The Ghana Education Service herein called the GES, currently has the following ranks in order of seniority

1. Director General

2. Director

3. Assistant Director I

4. Assistant Director II

5. Principal Superintendent

6. Senior Superintendent I

7. Senior Superintendent II

8. Superintendent II

9. Superintendent I

10. Teacher.

In its terms of conditions, the GES has stated two basic criteria for promotions in the Service, namely: by further education and by number of years in service.

Sadly however, the only time employees of GES get to be promoted based on further studies is when he/she is below the rank of a Principal Superintendent. Afterwards, all other promotion(s) is based on the number of years served on your current rank which ranges from four to seven years.

For the avoidance of doubt, promotions in the GES for teachers is only felt in the change in rank name and nothing or an infinitesimal change in designation/responsibility. For instance one can find at least one of each rank in the GES rank order on a staff who are all in the classroom or aresubject teachers.

To put it simpler, there are Deputy Directors who are teaching in the primay school, there are equally Diploma holders who are teaching at the JHS or some Principal Superintendents teaching in the training colleges etc.

Following from above, we can thus conclude that promotions in the GES falls under the nominal promotion category and should be based solely on performance in the job and length of service in the current grade.

Unfortunately, promotions in GES over the years have been fraught with extreme bizarre and lugubriousness where teachers are targeted for frustration rather than elicit from them their professional competencies upon which they will be promoted even after they have served the required number of years stipulated by the service conditions for promotion.

Panelists of these interviews rather resort to asking irrelevant questions and trivialities, jesting with interviewees among other despicable acts that rather portrays them as unprofessionals yet seek to assess the professionality of others.

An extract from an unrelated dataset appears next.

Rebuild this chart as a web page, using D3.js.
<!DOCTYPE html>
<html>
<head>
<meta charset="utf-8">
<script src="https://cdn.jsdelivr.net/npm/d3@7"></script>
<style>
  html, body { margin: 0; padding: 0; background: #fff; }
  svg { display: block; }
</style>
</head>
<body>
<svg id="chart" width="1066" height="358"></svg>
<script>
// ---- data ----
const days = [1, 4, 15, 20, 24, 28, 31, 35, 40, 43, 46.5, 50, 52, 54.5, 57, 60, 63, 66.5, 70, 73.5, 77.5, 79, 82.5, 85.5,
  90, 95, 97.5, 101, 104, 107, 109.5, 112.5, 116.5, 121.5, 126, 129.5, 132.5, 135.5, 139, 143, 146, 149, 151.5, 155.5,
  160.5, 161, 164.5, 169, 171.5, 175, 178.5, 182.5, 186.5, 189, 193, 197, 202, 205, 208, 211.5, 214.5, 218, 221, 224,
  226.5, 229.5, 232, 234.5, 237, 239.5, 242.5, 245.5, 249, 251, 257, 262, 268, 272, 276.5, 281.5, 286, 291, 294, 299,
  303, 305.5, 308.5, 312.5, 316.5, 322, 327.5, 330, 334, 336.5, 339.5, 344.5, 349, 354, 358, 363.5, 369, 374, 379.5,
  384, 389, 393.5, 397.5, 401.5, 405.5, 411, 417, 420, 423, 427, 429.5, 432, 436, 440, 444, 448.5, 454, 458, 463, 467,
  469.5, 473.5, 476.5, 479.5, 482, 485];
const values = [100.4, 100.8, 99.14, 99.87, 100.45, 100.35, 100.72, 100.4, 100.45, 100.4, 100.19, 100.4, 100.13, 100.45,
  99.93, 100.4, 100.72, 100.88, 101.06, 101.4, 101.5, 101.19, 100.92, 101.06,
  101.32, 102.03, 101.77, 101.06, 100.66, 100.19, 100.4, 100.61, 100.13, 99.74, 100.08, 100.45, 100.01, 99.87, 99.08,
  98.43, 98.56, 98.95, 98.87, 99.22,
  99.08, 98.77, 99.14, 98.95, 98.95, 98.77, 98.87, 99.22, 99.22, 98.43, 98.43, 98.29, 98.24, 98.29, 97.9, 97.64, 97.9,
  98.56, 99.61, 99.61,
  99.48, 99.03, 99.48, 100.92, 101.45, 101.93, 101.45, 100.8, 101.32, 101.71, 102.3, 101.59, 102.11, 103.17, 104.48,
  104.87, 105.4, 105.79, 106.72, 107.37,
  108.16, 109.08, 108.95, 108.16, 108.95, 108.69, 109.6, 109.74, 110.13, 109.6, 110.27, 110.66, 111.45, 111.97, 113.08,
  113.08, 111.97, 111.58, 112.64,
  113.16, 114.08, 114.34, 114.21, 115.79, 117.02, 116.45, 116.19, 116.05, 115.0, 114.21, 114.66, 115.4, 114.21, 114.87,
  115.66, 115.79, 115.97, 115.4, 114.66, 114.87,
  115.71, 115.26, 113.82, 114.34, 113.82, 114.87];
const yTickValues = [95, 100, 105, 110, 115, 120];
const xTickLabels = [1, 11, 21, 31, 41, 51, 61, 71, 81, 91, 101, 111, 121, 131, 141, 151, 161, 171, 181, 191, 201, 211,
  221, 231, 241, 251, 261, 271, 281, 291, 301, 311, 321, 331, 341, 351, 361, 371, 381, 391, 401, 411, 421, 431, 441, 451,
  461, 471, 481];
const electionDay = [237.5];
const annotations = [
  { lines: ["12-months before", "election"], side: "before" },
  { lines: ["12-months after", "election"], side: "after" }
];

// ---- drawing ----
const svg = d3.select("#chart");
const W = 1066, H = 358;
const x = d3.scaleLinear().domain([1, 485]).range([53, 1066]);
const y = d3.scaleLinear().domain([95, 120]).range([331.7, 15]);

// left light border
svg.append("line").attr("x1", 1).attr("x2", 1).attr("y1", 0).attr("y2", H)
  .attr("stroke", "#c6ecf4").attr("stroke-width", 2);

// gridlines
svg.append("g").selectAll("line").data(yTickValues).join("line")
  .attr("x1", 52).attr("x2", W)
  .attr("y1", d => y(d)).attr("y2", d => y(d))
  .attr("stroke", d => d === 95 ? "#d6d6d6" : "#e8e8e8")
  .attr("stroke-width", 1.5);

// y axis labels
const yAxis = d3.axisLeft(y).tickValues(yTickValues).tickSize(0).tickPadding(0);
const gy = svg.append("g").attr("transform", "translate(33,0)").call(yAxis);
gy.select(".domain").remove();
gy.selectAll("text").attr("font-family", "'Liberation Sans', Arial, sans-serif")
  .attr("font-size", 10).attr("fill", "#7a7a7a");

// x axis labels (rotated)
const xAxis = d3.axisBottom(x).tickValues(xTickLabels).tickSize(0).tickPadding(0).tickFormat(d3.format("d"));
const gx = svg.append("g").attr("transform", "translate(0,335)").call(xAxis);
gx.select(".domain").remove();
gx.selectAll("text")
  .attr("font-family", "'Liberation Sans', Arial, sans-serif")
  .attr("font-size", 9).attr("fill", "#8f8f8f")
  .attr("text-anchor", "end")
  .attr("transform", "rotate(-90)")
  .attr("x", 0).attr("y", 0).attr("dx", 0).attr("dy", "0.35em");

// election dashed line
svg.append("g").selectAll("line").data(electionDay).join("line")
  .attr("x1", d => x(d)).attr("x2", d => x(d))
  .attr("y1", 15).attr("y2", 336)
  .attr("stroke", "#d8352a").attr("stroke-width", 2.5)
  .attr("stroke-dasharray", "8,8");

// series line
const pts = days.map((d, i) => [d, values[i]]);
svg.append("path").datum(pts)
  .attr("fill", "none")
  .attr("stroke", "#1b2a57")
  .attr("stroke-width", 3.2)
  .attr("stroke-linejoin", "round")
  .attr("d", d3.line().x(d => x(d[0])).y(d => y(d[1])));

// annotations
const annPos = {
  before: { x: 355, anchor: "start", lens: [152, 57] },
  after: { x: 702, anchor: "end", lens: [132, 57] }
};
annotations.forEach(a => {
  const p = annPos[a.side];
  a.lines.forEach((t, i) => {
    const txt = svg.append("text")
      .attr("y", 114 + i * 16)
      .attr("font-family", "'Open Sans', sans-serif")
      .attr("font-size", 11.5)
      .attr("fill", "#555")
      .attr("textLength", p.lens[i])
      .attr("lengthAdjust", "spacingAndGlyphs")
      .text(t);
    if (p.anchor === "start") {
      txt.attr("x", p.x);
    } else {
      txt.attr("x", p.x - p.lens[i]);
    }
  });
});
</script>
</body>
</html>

For how long will this rather debased panelist continue to frustrate teachers in the name of promotions? Why cant promotions in the Ghana Education Service be based on a mechanism that automatically promotes teachers after serving the required number of years in lieu of the service condition upon the appraisal of the Circuit Supervisors and or the Monitoring and Supervision Departments of the Municipal or District Directorates?

Zooming in on the promotion interviews for the 2017 academic year, the general outcry from teachers who had faced these rather frustrating panelists has caused a lot of apprehension among teachers who are due for promotion with some teachers openly crying out after facing them.

Why would a panel worth its salt ask a teacher who had appeared before it questions such as "why are you still single after 37 years?"

Sadly, the blithe of these panelists have culminated in the death of Ms Vida Ekissi, a teacher, formerly of Immanuel Presby Basic School -Madina, who appeared before them on Monday, 23rd October, 2017 at the GES Council. May her gentle soul rest in peace.

I hereby call on the Minister of Education, Hon. Dr. Matthew Opoku Prempeh, the Ag. Director General of Education, Professor Kwasi Opoku-Amankwa, the leadership of GNAT, NAGRAT, CCT and all stakeholders of education to as a matter of urgency stop the killer interviews. These teachers deserve their promotion, they should not be denied same based on someone's rather surreptitious assessment which are not even objectively administered.